The buffer guys do a great job to communicate what success means and what the many many 'one' steps in between look like. Much needed angle in a world that craves for easy sensations. Keep rocking!


I can totally relate to the point, and know exactly how it feels. But I also feel like 'that one thing' is often a motivator and gives you something to focus on, it also helps bring the team together to focus on doing that "massive amount of work," by giving a clean and easily digestible direction for your efforts.


It usually is just a few things that make a difference. The rest are "table stakes". They're required to succeed but they don't differentiate you from everyone else.


Definitely agree with the comments here. One thing to add is I think some of this comes down to ex-ante versus ex-post thinking. Ex-ante, many things are required to make any substantial change. Ex-post, we can scrutinize and analyze and sometimes create a version of history that points to one as the key factor. As others have pointed out, sometimes this is simply a top of the stack situation (last piece of effort is most important but would be true for whatever is last) and sometimes it's a genuine catalytic change (the last thing really was the biggest). But since our decision-making about the future is fundamentally ex-ante, there usually is no silver bullet. Also ex-post analyses are often based upon human surveys / analysis, which is highly flawed. If you ask people, for example, why they love a certain product, they may respond with one feature and you might think that was the "that one thing" when in reality, they might love the overall experience, branding, support or something else entirely.


People are always looking for a shortcut. There are no shortcuts. If you put the time in you might get lucky and get that breakthrough.

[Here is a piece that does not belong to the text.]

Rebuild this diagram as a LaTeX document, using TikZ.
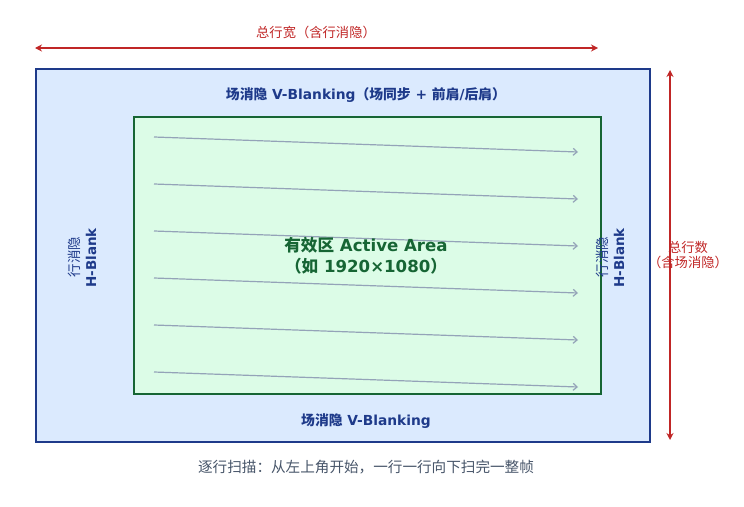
\documentclass[tikz,border=0pt]{standalone}
\usepackage{fontspec}
\setmainfont{DejaVu Sans}
\newfontfamily\cjk{Noto Sans CJK SC}
\usetikzlibrary{arrows.meta}
\definecolor{outerblue}{HTML}{1E3A8A}
\definecolor{outerfill}{HTML}{DBEAFE}
\definecolor{innergreen}{HTML}{166534}
\definecolor{innerfill}{HTML}{DCFCE7}
\definecolor{dimred}{HTML}{C02626}
\definecolor{scangray}{HTML}{94A3B8}
\definecolor{captiongray}{HTML}{475569}
\tikzset{
  outerbox/.style={draw=outerblue,fill=outerfill,line width=2pt},
  innerbox/.style={draw=innergreen,fill=innerfill,line width=2pt},
  dimarrow/.style={draw=dimred,line width=1.9pt,{Stealth[length=7pt,width=7pt]}-{Stealth[length=7pt,width=7pt]}},
  scanline/.style={draw=scangray,line width=1.2pt,-{Straight Barb[length=4pt,width=7pt]}},
  dimlabel/.style={text=dimred,font=\fontsize{13.3}{15}\selectfont\cjk,inner sep=0pt,align=center},
  vlabel/.style={text=outerblue,font=\fontsize{13.8}{15}\selectfont\bfseries,inner sep=0pt},
  hlabel/.style={text=outerblue,font=\fontsize{13.5}{15}\selectfont\bfseries,inner sep=0pt,rotate=90},
  hcjk/.style={text=outerblue,font=\fontsize{13.5}{15}\selectfont\cjk,inner sep=0pt,rotate=90},
  activelabel/.style={text=innergreen,font=\fontsize{16.6}{21}\selectfont\bfseries,inner sep=0pt,align=center},
  caption/.style={text=captiongray,font=\fontsize{14.6}{16}\selectfont\cjk,inner sep=0pt},
}
\begin{document}
\begin{tikzpicture}[x=1pt,y=-1pt]
\useasboundingbox (0,0) rectangle (744,506);
\node[outerbox,minimum width=614pt,minimum height=373pt,anchor=north west,inner sep=0pt] (outer) at (35,68) {};
\node[innerbox,minimum width=467pt,minimum height=277pt,anchor=north west,inner sep=0pt] (inner) at (133,116) {};
% scan lines
\foreach \i in {0,...,5}{
  \coordinate (s\i) at (154,137+47*\i);
  \coordinate (e\i) at (578,152+47*\i);
  \draw[scanline] (s\i) -- (e\i);
}
% dimension arrows
\coordinate (wl) at (35,48);
\coordinate (wr) at (598,48);
\draw[dimarrow] (wl) -- (wr);
\node[dimlabel] (wlab) at (316,32) {总行宽（含行消隐）};
\coordinate (ht) at (670,70);
\coordinate (hb) at (670,440);
\draw[dimarrow] (ht) -- (hb);
\node[dimlabel] (hlab) at (688,255) {总行数\\（含场消隐）};
% labels
\node[vlabel] (vtop) at (366,95) {{\cjk 场消隐} V-Blanking{\cjk （场同步} + {\cjk 前肩}/{\cjk 后肩）}};
\node[vlabel] (vbot) at (366,421) {{\cjk 场消隐} V-Blanking};
\node[hcjk] (lc) at (74,257) {行消隐};
\node[hlabel] (lh) at (91,258) {H-Blank};
\node[hcjk] (rc) at (602,257) {行消隐};
\node[hlabel] (rh) at (619,258) {H-Blank};
\node[activelabel] (act) at (366,256) {{\cjk 有效区} Active Area\\{\cjk （如} 1920×1080{\cjk ）}};
\node[caption] (cap) at (366,467) {逐行扫描：从左上角开始，一行一行向下扫完一整帧};
\end{tikzpicture}
\end{document}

But people confuse that one thing with success. If I do X I will get the same result. But without putting in the time the breakthrough never comes.


I'm not sure I agree with this. I've seen enough personally that I believe there is such a thing as a tipping point. That doesn't mean wild success on the first try, and in fact many people never reach it, but it definitely exists. There's some combination of luck and trying enough different ideas that eventually you may "strike gold".


When I was a musician we had a saying: "Playing and performing are like food and water. Writing is breathing." - You play, you promote. You maintain, you sustain. - You write, you build. You create, you grow. Buffer will succeed by building and improving, not maintaining and sustaining.